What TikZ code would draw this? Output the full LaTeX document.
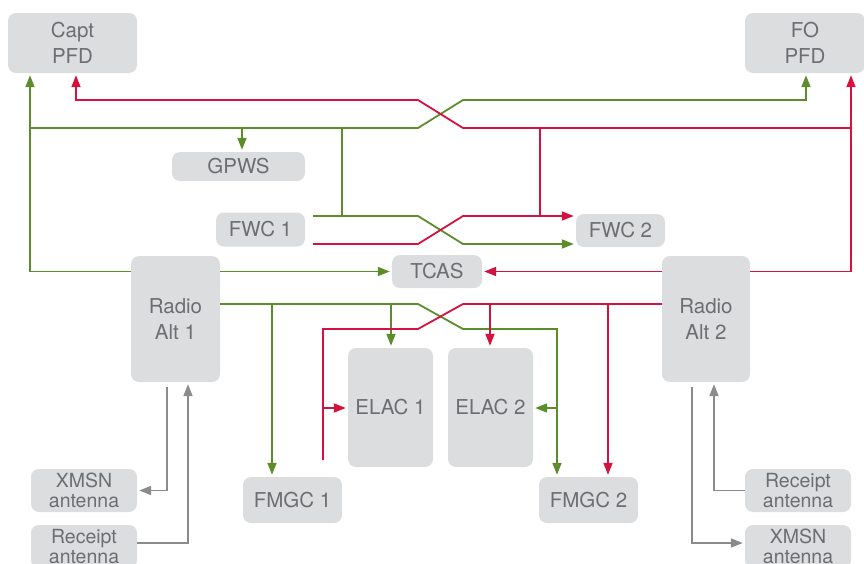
\documentclass[tikz,border=0pt]{standalone}
\usepackage{fontspec}
\setmainfont{TeX Gyre Heros}
\usetikzlibrary{arrows.meta}
\definecolor{gline}{HTML}{5C8D2A}
\definecolor{rline}{HTML}{D4123F}
\definecolor{kline}{HTML}{8A8B8D}
\definecolor{boxfill}{HTML}{DCDDDF}
\definecolor{boxtext}{HTML}{6D6E71}
\begin{document}
\begin{tikzpicture}[x=1pt,y=-1pt,
  unit/.style={fill=boxfill,rounded corners=8pt,inner sep=0pt,align=center,
    text=boxtext,font=\fontsize{20.5}{26}\selectfont},
  ant/.style={unit,font=\fontsize{19.5}{20}\selectfont},
  wire/.style={line width=1.8pt},
  gw/.style={wire,draw=gline},
  rw/.style={wire,draw=rline},
  kw/.style={wire,draw=kline},
  arr/.style={-{Triangle[length=12pt,width=9pt]},shorten >=2pt}
]
\useasboundingbox (0,0) rectangle (864,563);
% boxes
\node[unit,minimum width=129pt,minimum height=60pt] (capt) at (72.5,43) {Capt\\PFD};
\node[unit,minimum width=120pt,minimum height=60pt] (fo) at (805,43) {FO\\PFD};
\node[unit,minimum width=133pt,minimum height=29pt] (gpws) at (238.5,166.5) {GPWS};
\node[unit,minimum width=89pt,minimum height=34pt] (fwc1) at (260.5,229.5) {FWC 1};
\node[unit,minimum width=89pt,minimum height=33pt] (fwc2) at (620.5,230.5) {FWC 2};
\node[unit,minimum width=90pt,minimum height=33pt] (tcas) at (437,271.5) {TCAS};
\node[unit,minimum width=89pt,minimum height=126pt] (rad1) at (175.5,319) {Radio\\Alt 1};
\node[unit,minimum width=88pt,minimum height=126pt] (rad2) at (706,319) {Radio\\Alt 2};
\node[unit,minimum width=85pt,minimum height=119pt] (elac1) at (390.5,407.5) {ELAC 1};
\node[unit,minimum width=85pt,minimum height=119pt] (elac2) at (490.5,407.5) {ELAC 2};
\node[unit,minimum width=99pt,minimum height=46pt] (fmgc1) at (292.5,500) {FMGC 1};
\node[unit,minimum width=99pt,minimum height=46pt] (fmgc2) at (588.5,500) {FMGC 2};
\node[ant,minimum width=106pt,minimum height=43pt] (xmsnL) at (84,490.5) {XMSN\\antenna};
\node[ant,minimum width=106pt,minimum height=43pt] (rcptL) at (84,546.5) {Receipt\\antenna};
\node[ant,minimum width=106pt,minimum height=43pt] (rcptR) at (798,490.5) {Receipt\\antenna};
\node[ant,minimum width=106pt,minimum height=43pt] (xmsnR) at (798,546.5) {XMSN\\antenna};
% coordinates
\coordinate (gA) at (30,128);
\coordinate (gB) at (418,128);
\coordinate (gC) at (463,100);
\coordinate (gG) at (242,128);
\coordinate (gF) at (342,128);
\coordinate (gFd) at (342,216);
\coordinate (f1g) at (313,216);
\coordinate (f1r) at (313,244);
\coordinate (xg1) at (418,216);
\coordinate (xg2) at (463,244);
\coordinate (xr1) at (418,244);
\coordinate (xr2) at (463,216);
\coordinate (rA) at (851,128);
\coordinate (rB) at (463,128);
\coordinate (rC) at (418,100);
\coordinate (rF) at (540,128);
\coordinate (rFd) at (540,216);
\coordinate (g7a) at (418,304);
\coordinate (g7b) at (463,329);
\coordinate (g7c) at (557,329);
\coordinate (g8) at (272,304);
\coordinate (g9) at (391,304);
\coordinate (g10) at (557,408);
\coordinate (r6a) at (463,304);
\coordinate (r6b) at (418,329);
\coordinate (r6c) at (323,329);
\coordinate (r6d) at (323,460);
\coordinate (r7) at (323,408);
\coordinate (r8) at (490,304);
\coordinate (r9) at (608,304);
% green wires
\draw[gw,arr] (rad1.west |- tcas) -| ([xshift=-42.5pt]capt.south);
\draw[gw,arr] (gA) -- (gB) -- (gC) -| ([xshift=1pt]fo.south);
\draw[gw,arr] (gG) -- (gG |- gpws.north);
\draw[gw] (gF) -- (gFd);
\draw[gw,arr] (f1g) -- (xg1) -- (xg2) -- (fwc2.west |- xg2);
\draw[gw,arr] (rad1.east |- tcas) -- (tcas.west);
\draw[gw,arr] (rad1.east |- g7a) -- (g7a) -- (g7b) -- (g7c) -- (g7c |- fmgc2.north);
\draw[gw,arr] (g8) -- (g8 |- fmgc1.north);
\draw[gw,arr] (g9) -- (g9 |- elac1.north);
\draw[gw,arr] (g10) -- (elac2.east |- g10);
% red wires
\draw[rw,arr] (rad2.east |- tcas) -| ([xshift=46pt]fo.south);
\draw[rw,arr] (rad2.west |- tcas) -- (tcas.east);
\draw[rw,arr] (rA) -- (rB) -- (rC) -| ([xshift=3.5pt]capt.south);
\draw[rw] (rF) -- (rFd);
\draw[rw,arr] (f1r) -- (xr1) -- (xr2) -- (fwc2.west |- xr2);
\draw[rw] (rad2.west |- r6a) -- (r6a) -- (r6b) -- (r6c) -- (r6d);
\draw[rw,arr] (r7) -- (elac1.west |- r7);
\draw[rw,arr] (r8) -- (r8 |- elac2.north);
\draw[rw,arr] (r9) -- (r9 |- fmgc2.north);
% gray wires
\draw[kw,arr] ([xshift=-8.5pt,yshift=-5pt]rad1.south) |- (xmsnL.east);
\draw[kw,arr] ([yshift=3.5pt]rcptL.east) -| ([xshift=12.5pt]rad1.south);
\draw[kw,arr] ([xshift=-14pt,yshift=-5pt]rad2.south) |- ([yshift=3.5pt]xmsnR.west);
\draw[kw,arr] (rcptR.west) -| ([xshift=8pt]rad2.south);
\end{tikzpicture}
\end{document}
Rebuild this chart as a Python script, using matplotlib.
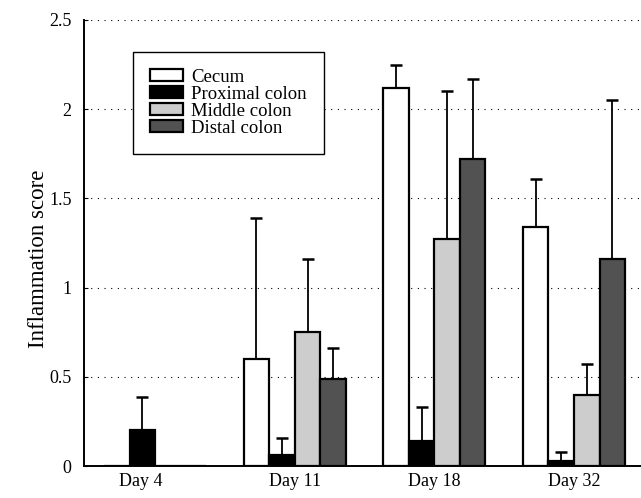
import numpy as np
import matplotlib
matplotlib.use("Agg")
import matplotlib.pyplot as plt

plt.rcParams['font.family'] = ['Liberation Serif', 'DejaVu Serif']

# datos
dias = ["Day 4", "Day 11", "Day 18", "Day 32"]
series = ["Cecum", "Proximal colon", "Middle colon", "Distal colon"]

cecum = [0.0, 0.60, 2.12, 1.34]
proximal = [0.20, 0.06, 0.14, 0.03]
middle = [0.0, 0.75, 1.27, 0.40]
distal = [0.0, 0.49, 1.72, 1.16]

# limite superior de la barra de error
cecum_sup = [0.0, 1.39, 2.25, 1.61]
proximal_sup = [0.39, 0.16, 0.33, 0.08]
middle_sup = [0.0, 1.16, 2.10, 0.57]
distal_sup = [0.0, 0.66, 2.17, 2.05]

valores = [cecum, proximal, middle, distal]
superiores = [cecum_sup, proximal_sup, middle_sup, distal_sup]
colores = ["white", "black", "#cdcdcd", "#525252"]

fig = plt.figure(figsize=(6.41, 4.98), dpi=100)
ax = fig.add_axes([0.131, 0.064, 0.869, 0.896])

x = np.arange(len(dias))
ancho = 0.183

for i, (vals, sup, col, nombre) in enumerate(zip(valores, superiores, colores, series)):
    pos = x + (i - 1.5) * ancho
    vals = np.array(vals)
    err = np.clip(np.array(sup) - vals, 0, None)
    ax.bar(pos, vals, width=ancho, color=col, edgecolor="black", linewidth=1.6,
           label=nombre, zorder=3)
    mask = err > 0
    ax.errorbar(pos[mask], vals[mask], yerr=[np.zeros(mask.sum()), err[mask]],
                fmt="none", ecolor="black", elinewidth=1.3, capsize=4.3, capthick=1.8, zorder=2)

ax.set_xlim(-0.51, 3.48)
ax.set_ylim(0, 2.5)
ax.set_yticks([0, 0.5, 1, 1.5, 2, 2.5])
ax.set_yticklabels(["0", "0.5", "1", "1.5", "2", "2.5"])

# la etiqueta del dia 4 esta corrida a la izquierda en el original
pos_ticks = x.astype(float)
pos_ticks[0] -= 0.1
ax.set_xticks(pos_ticks)
ax.set_xticklabels(dias)
ax.tick_params(axis="x", length=0, labelsize=13, pad=5)
ax.tick_params(axis="y", direction="in", length=3, labelsize=13, pad=9)

ax.yaxis.grid(True, linestyle=(0, (1, 5)), color="black", linewidth=0.8, zorder=0)
ax.set_axisbelow(True)

ax.spines["top"].set_visible(False)
ax.spines["right"].set_visible(False)
ax.spines["left"].set_linewidth(1.4)
ax.spines["bottom"].set_linewidth(1.4)

ax.set_ylabel("Inflammation score", fontsize=16.5)
ax.yaxis.set_label_coords(-0.062, 0.465)

leg = ax.legend(loc="upper left", bbox_to_anchor=(0.088, 0.928), borderaxespad=0,
                fontsize=13.5, frameon=True, fancybox=False, edgecolor="black",
                framealpha=1, handlelength=1.75, handleheight=0.6, borderpad=0.9,
                labelspacing=0.0, handletextpad=0.45)
leg.get_frame().set_linewidth(1.0)

fig.savefig("out.png", dpi=100)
---+---
▶ WHAT IS BEING ASKED
Count every line in the data that contains the word "matplotlib", then give that count and nothing else.

▶ REPLY TO THE EXERCISE
4